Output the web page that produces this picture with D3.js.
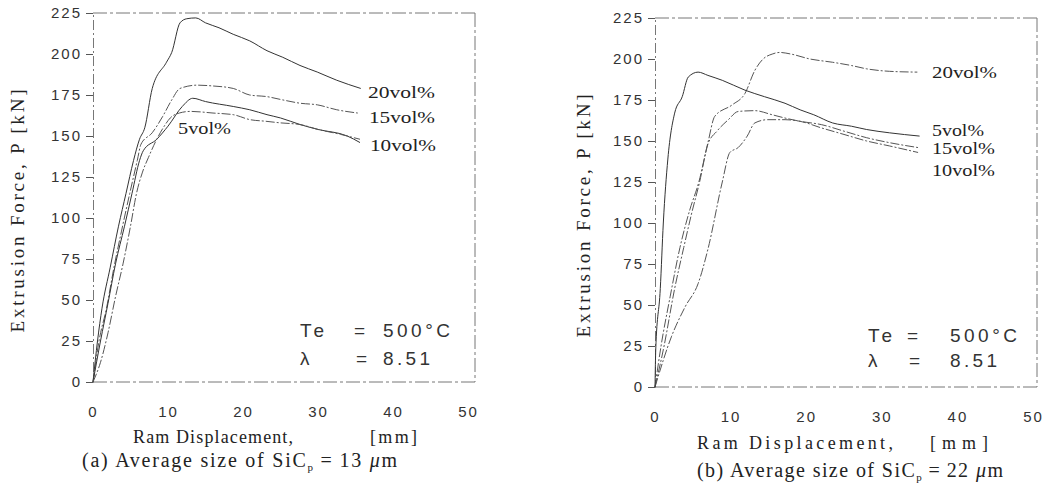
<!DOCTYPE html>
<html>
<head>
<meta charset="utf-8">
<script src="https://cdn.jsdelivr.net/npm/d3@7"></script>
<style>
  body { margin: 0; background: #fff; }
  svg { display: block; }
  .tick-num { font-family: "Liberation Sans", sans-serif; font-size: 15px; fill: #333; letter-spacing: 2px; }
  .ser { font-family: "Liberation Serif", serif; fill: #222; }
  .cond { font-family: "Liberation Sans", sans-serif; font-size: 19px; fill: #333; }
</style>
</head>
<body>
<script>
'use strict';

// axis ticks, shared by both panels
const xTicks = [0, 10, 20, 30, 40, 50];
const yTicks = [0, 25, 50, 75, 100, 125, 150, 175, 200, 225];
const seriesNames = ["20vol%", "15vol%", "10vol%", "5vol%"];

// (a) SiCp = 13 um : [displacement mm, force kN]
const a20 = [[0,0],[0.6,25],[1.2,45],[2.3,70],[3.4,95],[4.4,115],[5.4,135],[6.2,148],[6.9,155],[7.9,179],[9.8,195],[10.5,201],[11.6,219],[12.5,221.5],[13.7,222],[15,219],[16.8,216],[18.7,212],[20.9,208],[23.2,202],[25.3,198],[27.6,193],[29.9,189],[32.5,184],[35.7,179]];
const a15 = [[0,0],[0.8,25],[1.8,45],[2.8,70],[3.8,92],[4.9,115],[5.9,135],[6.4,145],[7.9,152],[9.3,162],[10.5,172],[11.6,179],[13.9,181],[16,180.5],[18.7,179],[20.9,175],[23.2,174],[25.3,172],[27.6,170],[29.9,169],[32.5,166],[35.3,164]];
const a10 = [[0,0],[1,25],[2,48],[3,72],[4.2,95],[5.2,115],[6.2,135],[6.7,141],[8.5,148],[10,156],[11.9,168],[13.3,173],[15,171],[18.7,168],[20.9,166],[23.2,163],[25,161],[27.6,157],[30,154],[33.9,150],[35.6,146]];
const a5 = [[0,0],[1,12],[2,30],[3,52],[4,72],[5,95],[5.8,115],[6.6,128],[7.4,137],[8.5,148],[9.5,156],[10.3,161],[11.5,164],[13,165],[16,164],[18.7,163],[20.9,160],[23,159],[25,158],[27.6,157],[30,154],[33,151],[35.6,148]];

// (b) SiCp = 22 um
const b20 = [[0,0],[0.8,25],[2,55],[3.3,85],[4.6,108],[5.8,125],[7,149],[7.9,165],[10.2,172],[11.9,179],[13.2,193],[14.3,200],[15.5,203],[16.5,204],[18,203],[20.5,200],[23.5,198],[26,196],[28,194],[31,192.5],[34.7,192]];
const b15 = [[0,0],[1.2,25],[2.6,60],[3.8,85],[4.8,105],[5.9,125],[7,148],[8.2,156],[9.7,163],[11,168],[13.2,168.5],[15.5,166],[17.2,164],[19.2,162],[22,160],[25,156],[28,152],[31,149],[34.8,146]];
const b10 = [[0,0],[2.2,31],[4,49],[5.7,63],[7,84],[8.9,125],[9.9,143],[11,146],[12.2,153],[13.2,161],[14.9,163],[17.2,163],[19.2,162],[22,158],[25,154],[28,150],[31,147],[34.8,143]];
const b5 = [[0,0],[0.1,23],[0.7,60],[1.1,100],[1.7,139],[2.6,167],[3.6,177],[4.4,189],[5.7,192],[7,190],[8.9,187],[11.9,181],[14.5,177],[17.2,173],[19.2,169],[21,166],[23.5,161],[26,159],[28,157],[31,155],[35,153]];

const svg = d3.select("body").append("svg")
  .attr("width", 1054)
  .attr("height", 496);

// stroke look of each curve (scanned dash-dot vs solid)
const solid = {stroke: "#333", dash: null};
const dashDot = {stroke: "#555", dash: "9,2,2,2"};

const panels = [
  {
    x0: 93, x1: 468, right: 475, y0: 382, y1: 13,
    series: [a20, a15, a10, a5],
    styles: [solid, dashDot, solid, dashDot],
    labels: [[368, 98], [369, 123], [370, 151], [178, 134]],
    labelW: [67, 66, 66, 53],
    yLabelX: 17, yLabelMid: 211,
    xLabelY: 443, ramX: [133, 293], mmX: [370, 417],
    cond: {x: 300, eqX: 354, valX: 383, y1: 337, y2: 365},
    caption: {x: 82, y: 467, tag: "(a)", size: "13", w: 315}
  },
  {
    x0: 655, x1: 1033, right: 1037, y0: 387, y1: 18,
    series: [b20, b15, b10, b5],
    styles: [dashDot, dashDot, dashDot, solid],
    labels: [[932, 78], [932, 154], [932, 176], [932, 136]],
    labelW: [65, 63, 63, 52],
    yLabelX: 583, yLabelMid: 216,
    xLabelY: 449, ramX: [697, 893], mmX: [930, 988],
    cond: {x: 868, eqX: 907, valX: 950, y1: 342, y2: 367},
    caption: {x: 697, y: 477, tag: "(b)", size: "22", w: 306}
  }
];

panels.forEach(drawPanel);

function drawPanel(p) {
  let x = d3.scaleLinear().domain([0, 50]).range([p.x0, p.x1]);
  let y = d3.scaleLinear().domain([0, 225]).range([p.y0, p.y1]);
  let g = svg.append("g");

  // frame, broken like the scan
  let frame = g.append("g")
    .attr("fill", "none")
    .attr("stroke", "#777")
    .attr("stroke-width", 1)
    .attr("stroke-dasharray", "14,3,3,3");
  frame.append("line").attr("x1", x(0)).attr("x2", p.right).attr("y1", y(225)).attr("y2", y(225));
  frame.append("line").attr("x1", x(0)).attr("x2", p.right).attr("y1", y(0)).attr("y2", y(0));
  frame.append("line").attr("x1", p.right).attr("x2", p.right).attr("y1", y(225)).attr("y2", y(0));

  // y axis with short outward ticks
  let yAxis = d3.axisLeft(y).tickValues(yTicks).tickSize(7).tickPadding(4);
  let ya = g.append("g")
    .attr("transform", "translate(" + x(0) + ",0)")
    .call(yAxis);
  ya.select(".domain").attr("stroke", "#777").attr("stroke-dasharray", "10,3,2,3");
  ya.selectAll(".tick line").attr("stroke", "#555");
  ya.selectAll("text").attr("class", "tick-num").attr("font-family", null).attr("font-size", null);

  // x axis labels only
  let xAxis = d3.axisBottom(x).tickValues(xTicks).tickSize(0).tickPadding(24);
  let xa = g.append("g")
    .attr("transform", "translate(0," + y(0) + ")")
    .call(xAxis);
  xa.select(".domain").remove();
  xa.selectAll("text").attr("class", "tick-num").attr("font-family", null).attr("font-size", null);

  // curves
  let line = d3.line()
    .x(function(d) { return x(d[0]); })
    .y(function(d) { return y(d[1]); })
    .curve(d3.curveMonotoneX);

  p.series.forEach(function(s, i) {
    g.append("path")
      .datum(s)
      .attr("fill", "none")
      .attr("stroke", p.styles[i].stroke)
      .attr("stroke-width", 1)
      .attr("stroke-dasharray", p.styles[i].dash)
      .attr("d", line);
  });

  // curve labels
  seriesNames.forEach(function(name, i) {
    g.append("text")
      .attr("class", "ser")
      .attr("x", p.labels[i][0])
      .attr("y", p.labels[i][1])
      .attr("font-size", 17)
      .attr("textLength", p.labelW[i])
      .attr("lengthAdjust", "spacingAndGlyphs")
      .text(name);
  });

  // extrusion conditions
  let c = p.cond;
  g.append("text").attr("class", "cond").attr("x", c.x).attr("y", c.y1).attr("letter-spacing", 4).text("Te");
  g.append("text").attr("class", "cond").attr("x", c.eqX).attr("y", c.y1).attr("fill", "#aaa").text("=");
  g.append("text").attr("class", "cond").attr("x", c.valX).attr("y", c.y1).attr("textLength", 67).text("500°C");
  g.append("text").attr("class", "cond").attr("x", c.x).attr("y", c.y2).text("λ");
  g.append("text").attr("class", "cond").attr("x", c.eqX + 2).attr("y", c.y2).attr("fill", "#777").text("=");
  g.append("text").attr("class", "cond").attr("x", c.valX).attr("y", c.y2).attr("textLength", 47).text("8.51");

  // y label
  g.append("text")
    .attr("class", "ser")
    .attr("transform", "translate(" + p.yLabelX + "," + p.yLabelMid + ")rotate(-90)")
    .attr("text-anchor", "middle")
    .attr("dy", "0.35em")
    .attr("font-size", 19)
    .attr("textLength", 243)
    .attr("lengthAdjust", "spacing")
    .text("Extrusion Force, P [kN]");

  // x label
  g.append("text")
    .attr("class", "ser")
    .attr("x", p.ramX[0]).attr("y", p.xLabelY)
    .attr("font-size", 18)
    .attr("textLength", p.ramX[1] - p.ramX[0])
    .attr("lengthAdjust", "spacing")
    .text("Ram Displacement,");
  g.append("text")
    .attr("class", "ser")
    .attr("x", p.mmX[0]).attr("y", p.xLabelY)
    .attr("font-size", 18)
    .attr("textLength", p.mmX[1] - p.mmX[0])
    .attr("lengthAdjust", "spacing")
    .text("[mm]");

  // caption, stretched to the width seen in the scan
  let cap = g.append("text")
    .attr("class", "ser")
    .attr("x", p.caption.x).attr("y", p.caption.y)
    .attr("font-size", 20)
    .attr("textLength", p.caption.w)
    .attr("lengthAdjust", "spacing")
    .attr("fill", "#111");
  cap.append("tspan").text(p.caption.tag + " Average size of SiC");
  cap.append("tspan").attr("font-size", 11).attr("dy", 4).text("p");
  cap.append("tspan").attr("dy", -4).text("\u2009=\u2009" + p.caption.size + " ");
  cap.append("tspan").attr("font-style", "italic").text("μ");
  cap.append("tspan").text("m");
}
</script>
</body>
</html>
····················
- What this task involves: All lines above containing the string "with" are to be collected.

- Answer to this task:
Output the web page that produces this picture with D3.js.
  // y axis with short outward ticks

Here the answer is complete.